Rabb is a 14-year veteran of the Jamestown Board of Public Utilities, or rather he was. For four of those years, he was the chairman. He wasn’t reappointed to this post and his tenure ended In February. 

"I paid the price for speaking what I thought was right," Rabb told 2 On Your Side. 

It was concerns over the plan for Jamestown to use $25 million from the American Rescue Plan Act to build the first citywide municipal broadband system in the state that Rabb says cost him his role on the BPU.

“If we take on municipal broadband, and if we don't make money on it, everybody who lives in the city of Jamestown is an owner of the BPU," Rabb said. "We have to pick up any loss just like we do now with electric, just like we do now with all of our utilities because we own them."

Jamestown is unique in the sense that the city generates its own electricity, whereas other municipal utilities are generally limited to sewer and water services.

"That's been this way since this was set up in the early 1900s,"

Jamestown takes on all the risk because they own all the infrastructure.

“I think that's one of my major concerns because we have private-sector broadband already," Rabb said. 

Jamestown is actually in a better position than Buffalo, in the sense that they have two providers that have fully deployed broadband service across the city.

“It doesn't make a whole lot of sense,” Rabb said.

Unlike electricity, which the city will often sell back to the grid if another area has a higher demand, broadband is limited to wherever service is deployed.

"With broadband, nobody outside the service area is going to say, hey, I want to get into your system, it just doesn't make sense," Rabb said. "Especially when you're surrounded by the private sector."

Since the city released its broadband plan, there has been a growing sense of a need for patience as the city treads in somewhat uncharted waters. 

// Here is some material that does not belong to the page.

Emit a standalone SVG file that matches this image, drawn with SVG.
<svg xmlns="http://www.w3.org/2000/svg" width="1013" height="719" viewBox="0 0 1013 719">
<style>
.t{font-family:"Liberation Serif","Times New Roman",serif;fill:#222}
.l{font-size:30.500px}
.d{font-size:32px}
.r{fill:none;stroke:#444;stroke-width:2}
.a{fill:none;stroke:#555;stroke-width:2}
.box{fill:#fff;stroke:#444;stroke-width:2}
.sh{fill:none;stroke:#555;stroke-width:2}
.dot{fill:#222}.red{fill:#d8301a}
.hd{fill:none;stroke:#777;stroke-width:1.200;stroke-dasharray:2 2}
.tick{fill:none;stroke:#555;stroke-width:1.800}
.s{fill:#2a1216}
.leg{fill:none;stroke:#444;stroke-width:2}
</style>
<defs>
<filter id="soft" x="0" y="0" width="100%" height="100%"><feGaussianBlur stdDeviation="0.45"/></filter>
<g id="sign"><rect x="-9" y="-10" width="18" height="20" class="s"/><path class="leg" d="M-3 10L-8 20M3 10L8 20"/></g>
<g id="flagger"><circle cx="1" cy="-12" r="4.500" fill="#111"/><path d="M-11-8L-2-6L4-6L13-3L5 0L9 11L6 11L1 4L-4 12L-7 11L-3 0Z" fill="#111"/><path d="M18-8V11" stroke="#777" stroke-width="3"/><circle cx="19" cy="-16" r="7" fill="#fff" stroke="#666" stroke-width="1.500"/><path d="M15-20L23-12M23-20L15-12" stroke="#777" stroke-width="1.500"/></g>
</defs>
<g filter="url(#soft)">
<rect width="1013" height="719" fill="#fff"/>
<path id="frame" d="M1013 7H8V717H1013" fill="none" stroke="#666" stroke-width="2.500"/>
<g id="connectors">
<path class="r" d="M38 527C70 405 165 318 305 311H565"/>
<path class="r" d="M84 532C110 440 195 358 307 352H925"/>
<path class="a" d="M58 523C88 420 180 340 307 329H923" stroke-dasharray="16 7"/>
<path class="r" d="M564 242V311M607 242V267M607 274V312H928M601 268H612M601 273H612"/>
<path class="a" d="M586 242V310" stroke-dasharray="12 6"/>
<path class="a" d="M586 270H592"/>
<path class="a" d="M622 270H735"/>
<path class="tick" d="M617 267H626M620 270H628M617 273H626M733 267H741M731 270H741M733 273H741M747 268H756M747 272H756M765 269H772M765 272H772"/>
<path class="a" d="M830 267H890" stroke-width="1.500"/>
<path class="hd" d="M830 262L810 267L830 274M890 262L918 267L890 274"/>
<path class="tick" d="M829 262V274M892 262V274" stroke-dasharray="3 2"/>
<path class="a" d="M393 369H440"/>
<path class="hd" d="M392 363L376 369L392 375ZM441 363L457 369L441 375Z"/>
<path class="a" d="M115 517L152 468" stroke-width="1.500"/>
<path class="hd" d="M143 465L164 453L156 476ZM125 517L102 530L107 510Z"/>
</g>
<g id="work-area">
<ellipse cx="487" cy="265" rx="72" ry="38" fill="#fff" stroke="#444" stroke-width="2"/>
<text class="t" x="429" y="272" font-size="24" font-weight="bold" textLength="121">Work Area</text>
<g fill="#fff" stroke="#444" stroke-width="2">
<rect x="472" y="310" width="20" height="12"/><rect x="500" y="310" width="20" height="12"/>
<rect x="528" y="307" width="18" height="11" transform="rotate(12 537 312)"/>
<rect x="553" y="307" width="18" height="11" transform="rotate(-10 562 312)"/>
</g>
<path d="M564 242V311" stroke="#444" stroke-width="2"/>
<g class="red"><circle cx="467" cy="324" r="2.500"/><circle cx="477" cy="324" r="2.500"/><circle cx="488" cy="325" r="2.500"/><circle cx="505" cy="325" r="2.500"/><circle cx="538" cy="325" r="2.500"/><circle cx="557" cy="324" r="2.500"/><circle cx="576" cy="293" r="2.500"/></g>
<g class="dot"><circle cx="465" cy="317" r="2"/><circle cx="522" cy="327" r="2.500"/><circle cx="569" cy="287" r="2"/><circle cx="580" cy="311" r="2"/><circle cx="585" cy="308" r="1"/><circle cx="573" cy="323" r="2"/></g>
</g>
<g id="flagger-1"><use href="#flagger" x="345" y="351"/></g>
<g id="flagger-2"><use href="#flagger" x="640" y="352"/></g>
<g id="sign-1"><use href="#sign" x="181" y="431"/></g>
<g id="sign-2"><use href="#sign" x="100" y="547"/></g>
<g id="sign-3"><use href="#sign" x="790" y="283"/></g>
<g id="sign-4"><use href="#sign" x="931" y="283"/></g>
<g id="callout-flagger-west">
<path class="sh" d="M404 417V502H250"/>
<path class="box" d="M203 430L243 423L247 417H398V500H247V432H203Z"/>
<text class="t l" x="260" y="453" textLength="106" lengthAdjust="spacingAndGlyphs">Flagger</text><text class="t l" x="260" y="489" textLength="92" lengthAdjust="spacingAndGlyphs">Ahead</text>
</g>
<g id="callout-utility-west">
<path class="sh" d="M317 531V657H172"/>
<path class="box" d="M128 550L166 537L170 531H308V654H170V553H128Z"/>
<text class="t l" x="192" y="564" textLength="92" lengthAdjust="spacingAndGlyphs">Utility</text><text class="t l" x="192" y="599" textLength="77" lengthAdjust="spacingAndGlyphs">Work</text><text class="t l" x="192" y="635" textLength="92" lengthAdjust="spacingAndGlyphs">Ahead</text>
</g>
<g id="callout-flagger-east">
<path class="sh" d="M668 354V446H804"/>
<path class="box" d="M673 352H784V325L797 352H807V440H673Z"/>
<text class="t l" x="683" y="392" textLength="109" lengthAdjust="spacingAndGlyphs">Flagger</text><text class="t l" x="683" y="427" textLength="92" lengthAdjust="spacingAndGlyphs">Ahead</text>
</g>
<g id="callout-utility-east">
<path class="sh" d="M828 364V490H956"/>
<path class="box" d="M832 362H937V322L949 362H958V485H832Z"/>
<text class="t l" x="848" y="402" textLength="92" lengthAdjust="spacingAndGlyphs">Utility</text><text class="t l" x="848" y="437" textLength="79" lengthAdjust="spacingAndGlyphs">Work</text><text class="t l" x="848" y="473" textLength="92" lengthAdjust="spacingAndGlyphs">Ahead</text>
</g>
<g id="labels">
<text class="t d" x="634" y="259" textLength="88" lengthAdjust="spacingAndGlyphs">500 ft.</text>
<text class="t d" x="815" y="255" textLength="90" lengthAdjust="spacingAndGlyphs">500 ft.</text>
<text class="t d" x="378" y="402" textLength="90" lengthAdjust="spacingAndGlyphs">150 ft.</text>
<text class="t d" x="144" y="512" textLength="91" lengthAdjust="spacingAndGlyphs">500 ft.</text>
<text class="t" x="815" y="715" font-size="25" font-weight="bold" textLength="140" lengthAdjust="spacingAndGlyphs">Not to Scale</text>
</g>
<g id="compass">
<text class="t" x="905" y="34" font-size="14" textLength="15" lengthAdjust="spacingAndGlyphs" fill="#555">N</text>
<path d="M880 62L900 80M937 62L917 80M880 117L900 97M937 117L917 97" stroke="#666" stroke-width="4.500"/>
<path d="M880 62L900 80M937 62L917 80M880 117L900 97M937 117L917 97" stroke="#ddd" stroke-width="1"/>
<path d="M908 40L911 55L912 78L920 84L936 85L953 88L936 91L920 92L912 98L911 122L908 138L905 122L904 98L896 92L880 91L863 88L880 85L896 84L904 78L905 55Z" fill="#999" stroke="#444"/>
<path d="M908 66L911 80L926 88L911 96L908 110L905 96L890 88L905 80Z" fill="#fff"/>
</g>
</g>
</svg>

"You look at some of the existing municipal systems, and there isn't a whole lot of them, they're all subsidized with some outside government money," Rabb said. 

An editorial in the Jamestown Post Journal pointed out a five-year-old report about the status of municipal broadband projects across the country. While it’s true that many of them aren’t having the desired impact both financially and technically, Mayor Sundquist isn’t ignoring the data. 

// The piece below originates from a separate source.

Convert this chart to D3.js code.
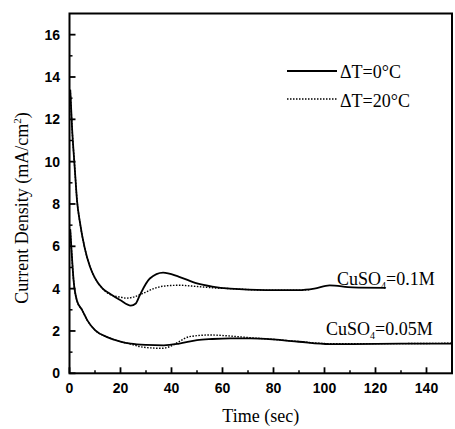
<!DOCTYPE html>
<html lang="en">
<head>
    <meta charset="UTF-8">
    <title>Current Density vs Time</title>
    <style>
        body { margin: 0; background: #fff; }
        svg text { fill: #000; }
        .tick-label { font-family: "Liberation Sans", Arial, sans-serif; font-weight: bold; font-size: 14px; }
        .serif { font-family: "Liberation Serif", "Times New Roman", serif; }
    </style>
    <script src="https://d3js.org/d3.v7.min.js"></script>
</head>
<body>
<div id="chart"></div>
<script>
    // 0.1M, dT = 0 C (solid)
    const hiSolidT = [0.3, 1, 2, 3, 4, 6, 8, 10, 13, 16, 20, 24, 26, 27.6, 31.5, 36.7, 43, 50, 56, 63, 77, 90, 96, 102, 111, 124];
    const hiSolidV = [13.4, 11.6, 9.8, 8.1, 7.2, 5.9, 5.05, 4.5, 4.0, 3.75, 3.45, 3.2, 3.3, 3.7, 4.48, 4.76, 4.56, 4.25, 4.1, 4.0, 3.93, 3.93, 4.0, 4.15, 4.06, 4.04];
    // 0.1M, dT = 20 C (dotted)
    const hiDotT = [0.3, 1, 2, 3, 4, 6, 8, 10, 13, 16, 20, 22.4, 25, 28.9, 33, 37, 43, 50, 56, 63, 77, 90, 94];
    const hiDotV = [13.4, 11.6, 9.8, 8.1, 7.2, 5.9, 5.05, 4.5, 4.0, 3.72, 3.6, 3.55, 3.6, 3.78, 4.0, 4.12, 4.16, 4.1, 4.04, 4.0, 3.93, 3.93, 3.95];
    // 0.05M, dT = 0 C (solid)
    const loSolidT = [0.3, 0.8, 1.6, 3, 4.9, 7, 10, 15, 20, 24, 30, 37, 43, 50, 56, 63, 71, 80, 90, 102, 111, 130, 150];
    const loSolidV = [6.8, 5.8, 4.4, 3.4, 3.0, 2.5, 2.04, 1.7, 1.5, 1.4, 1.34, 1.32, 1.4, 1.57, 1.62, 1.65, 1.65, 1.6, 1.49, 1.38, 1.38, 1.4, 1.4];
    // 0.05M, dT = 20 C (dotted)
    const loDotT = [0.3, 0.8, 1.6, 3, 4.9, 7, 10, 15, 20, 24, 27.6, 32, 36, 39.3, 43, 47, 55, 63, 71, 80, 90, 102, 120, 150];
    const loDotV = [6.8, 5.8, 4.4, 3.4, 3.0, 2.5, 2.04, 1.7, 1.5, 1.38, 1.26, 1.2, 1.18, 1.26, 1.5, 1.73, 1.81, 1.76, 1.68, 1.6, 1.5, 1.4, 1.4, 1.42];

    const xMajor = [0, 20, 40, 60, 80, 100, 120, 140];
    const xMinor = [10, 30, 50, 70, 90, 110, 130];
    const yMajor = [0, 2, 4, 6, 8, 10, 12, 14, 16];
    const yMinor = [1, 3, 5, 7, 9, 11, 13, 15];

    const legendLabels = ["\u0394T=0\u00B0C", "\u0394T=20\u00B0C"];

    const width = 455, height = 429;
    const plotL = 69.5, plotR = 452, plotT = 13.5, plotB = 373.3;

    const x = d3.scaleLinear().domain([0, 150]).range([plotL, plotR]);
    const y = d3.scaleLinear().domain([0, 17]).range([plotB, plotT]);

    const svg = d3.select("#chart").append("svg")
        .attr("width", width)
        .attr("height", height);

    const line = d3.line()
        .x(d => x(d[0]))
        .y(d => y(d[1]))
        .curve(d3.curveMonotoneX);

    const zip = (ts, vs) => ts.map((t, i) => [t, vs[i]]);

    // dotted first, solid on top
    [[hiDotT, hiDotV], [loDotT, loDotV]].forEach(s => {
        svg.append("path")
            .attr("d", line(zip(s[0], s[1])))
            .attr("fill", "none")
            .attr("stroke", "#000")
            .attr("stroke-width", 1.4)
            .attr("stroke-dasharray", "1.5,1.5");
    });
    [[hiSolidT, hiSolidV], [loSolidT, loSolidV]].forEach(s => {
        svg.append("path")
            .attr("d", line(zip(s[0], s[1])))
            .attr("fill", "none")
            .attr("stroke", "#000")
            .attr("stroke-width", 1.8);
    });

    // frame
    svg.append("rect")
        .attr("x", plotL).attr("y", plotT)
        .attr("width", plotR - plotL).attr("height", plotB - plotT)
        .attr("fill", "none")
        .attr("stroke", "#000")
        .attr("stroke-width", 2);

    // ticks (inward)
    svg.selectAll(".xmaj").data(xMajor).enter().append("line")
        .attr("x1", d => x(d)).attr("x2", d => x(d))
        .attr("y1", plotB).attr("y2", plotB - 6)
        .attr("stroke", "#000").attr("stroke-width", 1.8);
    svg.selectAll(".xmin").data(xMinor).enter().append("line")
        .attr("x1", d => x(d)).attr("x2", d => x(d))
        .attr("y1", plotB).attr("y2", plotB - 3)
        .attr("stroke", "#000").attr("stroke-width", 1.5);
    svg.selectAll(".ymaj").data(yMajor).enter().append("line")
        .attr("x1", plotL).attr("x2", plotL + 6)
        .attr("y1", d => y(d)).attr("y2", d => y(d))
        .attr("stroke", "#000").attr("stroke-width", 1.8);
    svg.selectAll(".ymin").data(yMinor).enter().append("line")
        .attr("x1", plotL).attr("x2", plotL + 3)
        .attr("y1", d => y(d)).attr("y2", d => y(d))
        .attr("stroke", "#000").attr("stroke-width", 1.5);

    // tick labels
    svg.selectAll(".xlab").data(xMajor).enter().append("text")
        .attr("class", "tick-label")
        .attr("x", d => x(d))
        .attr("y", 393)
        .attr("text-anchor", "middle")
        .text(d => d);
    svg.selectAll(".ylab").data(yMajor).enter().append("text")
        .attr("class", "tick-label")
        .attr("x", 60)
        .attr("y", d => y(d) + 5)
        .attr("text-anchor", "end")
        .text(d => d);

    // axis titles
    svg.append("text")
        .attr("class", "serif")
        .attr("x", (plotL + plotR) / 2)
        .attr("y", 422)
        .attr("text-anchor", "middle")
        .attr("font-size", 18)
        .text("Time (sec)");

    const yt = svg.append("text")
        .attr("class", "serif")
        .attr("transform", "translate(28,208) rotate(-90)")
        .attr("text-anchor", "middle")
        .attr("font-size", 18);
    yt.append("tspan").text("Current Density (mA/cm");
    yt.append("tspan").attr("font-size", 11).attr("dy", -7).text("2");
    yt.append("tspan").attr("dy", 7).text(")");

    // legend
    svg.append("line")
        .attr("x1", 287).attr("x2", 337).attr("y1", 71).attr("y2", 71)
        .attr("stroke", "#000").attr("stroke-width", 1.8);
    svg.append("line")
        .attr("x1", 287).attr("x2", 337).attr("y1", 99).attr("y2", 99)
        .attr("stroke", "#000").attr("stroke-width", 1.4)
        .attr("stroke-dasharray", "1.5,1.5");
    svg.selectAll(".leg").data(legendLabels).enter().append("text")
        .attr("class", "serif")
        .attr("x", 340)
        .attr("y", (d, i) => 78 + i * 29)
        .attr("font-size", 18)
        .text(d => d);

    // concentration labels
    function cuso4(xp, yp, conc) {
        const t = svg.append("text")
            .attr("class", "serif")
            .attr("x", xp).attr("y", yp)
            .attr("font-size", 18);
        t.append("tspan").text("CuSO");
        t.append("tspan").attr("font-size", 10).attr("dy", 4).text("4");
        t.append("tspan").attr("dy", -4).text("=" + conc);
    }
    cuso4(337, 285, "0.1M");
    cuso4(326, 335, "0.05M");
</script>
</body>
</html>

"We're in a bit of a gray area," Sundquist said. "I think that's why it's so important to create a committee made up of members of the public governing boards to really determine if this is the best path forward.

The mayor did announce a city-created broadband commission that will explore this report and recommend the next steps. That commission will comprise members from a variety of agencies. 

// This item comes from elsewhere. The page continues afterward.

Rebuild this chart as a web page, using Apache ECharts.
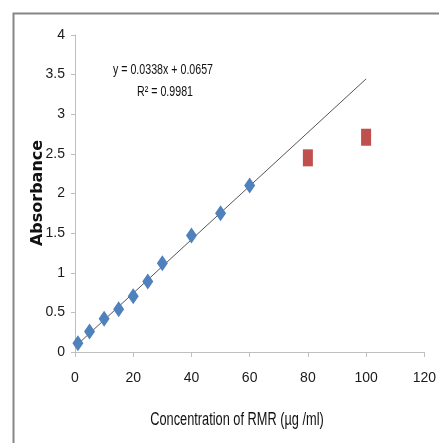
<!DOCTYPE html>
<html>
<head>
<meta charset="utf-8">
<script src="https://cdn.jsdelivr.net/npm/echarts@6/dist/echarts.min.js"></script>
<style>
html,body{margin:0;padding:0;background:#fff;}
#chart{width:439px;height:443px;}
</style>
</head>
<body>
<div id="chart"></div>
<script>
// Data
var stdX = [1, 5, 10, 15, 20, 25, 30, 40, 50, 60];
var stdY = [0.11, 0.26, 0.42, 0.54, 0.705, 0.89, 1.12, 1.47, 1.75, 2.10];
var outX = [80, 100];
var outY = [2.45, 2.71];
var trendX = [1, 100];
var trendY = [0.10, 3.446];
var xTicks = [0, 20, 40, 60, 80, 100, 120];
var yTicks = [0, 0.5, 1, 1.5, 2, 2.5, 3, 3.5, 4];
var equationText = 'y = 0.0338x + 0.0657';
var r2Text = 'R² = 0.9981';
var xTitle = 'Concentration of RMR (µg /ml)';
var yTitle = 'Absorbance';

function pairs(xs, ys){ return xs.map(function(x,i){ return [x, ys[i]]; }); }

var sans = "'Liberation Sans',Arial,sans-serif";

var chart = echarts.init(document.getElementById('chart'), null, {renderer:'canvas'});
chart.setOption({
  animation:false,
  backgroundColor:'#ffffff',
  grid:{left:75, right:9, top:35, bottom:91, containLabel:false},
  xAxis:{
    type:'value', min:xTicks[0], max:xTicks[xTicks.length-1], interval:20,
    axisLine:{show:true, onZero:false, lineStyle:{color:'#BFBFBF', width:1}},
    axisTick:{show:true, length:5, lineStyle:{color:'#BFBFBF'}},
    axisLabel:{margin:19, fontFamily:sans, fontSize:14, color:'#1a1a1a'},
    splitLine:{show:false}
  },
  yAxis:{
    type:'value', min:yTicks[0], max:yTicks[yTicks.length-1], interval:0.5,
    axisLine:{show:true, lineStyle:{color:'#BFBFBF', width:1}},
    axisTick:{show:true, length:4, lineStyle:{color:'#BFBFBF'}},
    axisLabel:{margin:10, fontFamily:sans, fontSize:14, color:'#1a1a1a'},
    splitLine:{show:false}
  },
  series:[
    {
      type:'line', data:pairs(trendX, trendY), showSymbol:false, symbol:'none',
      lineStyle:{color:'#555555', width:1}, z:2, silent:true
    },
    {
      type:'scatter', data:pairs(stdX, stdY), symbol:'diamond', symbolSize:[11,16],
      itemStyle:{color:'#4F81BD', opacity:1}, z:3
    },
    {
      type:'scatter', data:pairs(outX, outY), symbol:'rect', symbolSize:[10,17],
      itemStyle:{color:'#C0504D', opacity:1}, z:3
    }
  ],
  graphic:[
    {type:'polyline', shape:{points:[[13.5,443],[13.5,13.5],[439,13.5]]},
     style:{stroke:'#868686', lineWidth:2, fill:null}, z:10},
    {type:'text', x:163, y:70, scaleX:0.71, scaleY:1,
     style:{text:equationText, align:'center', verticalAlign:'middle', font:"15px "+sans, fill:'#111'}},
    {type:'text', x:165, y:92, scaleX:0.71, scaleY:1,
     style:{text:r2Text, align:'center', verticalAlign:'middle', font:"15px "+sans, fill:'#111'}},
    {type:'text', x:237, y:420, scaleX:0.71, scaleY:1,
     style:{text:xTitle, align:'center', verticalAlign:'middle', font:"18px "+sans, fill:'#111'}},
    {type:'text', x:38, y:193, rotation:Math.PI/2,
     style:{text:yTitle, align:'center', verticalAlign:'middle', font:"bold 16px 'DejaVu Sans',sans-serif", fill:'#111'}}
  ]
});
</script>
</body>
</html>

"Our city council, our public utility, as well as members of the public will be invited to join."

Former BPU Chairman Rabb is willing to take the lead. 

"I will volunteer to be on the advisory committee, I would volunteer to chair the damn thing."

As for the idea that Rabb wasn’t reappointed to the BPU for being outspoken, Mayor Sundquist chalked it up as a simple instance of hearing new voices.

"We're able to add new people into different roles across the city, something that my administration has been doing since day one,  the prior administration was here for about 20 years," Sundquist said. "So we're really just bringing in new people for some fresh ideas on our different boards and commissions across the city."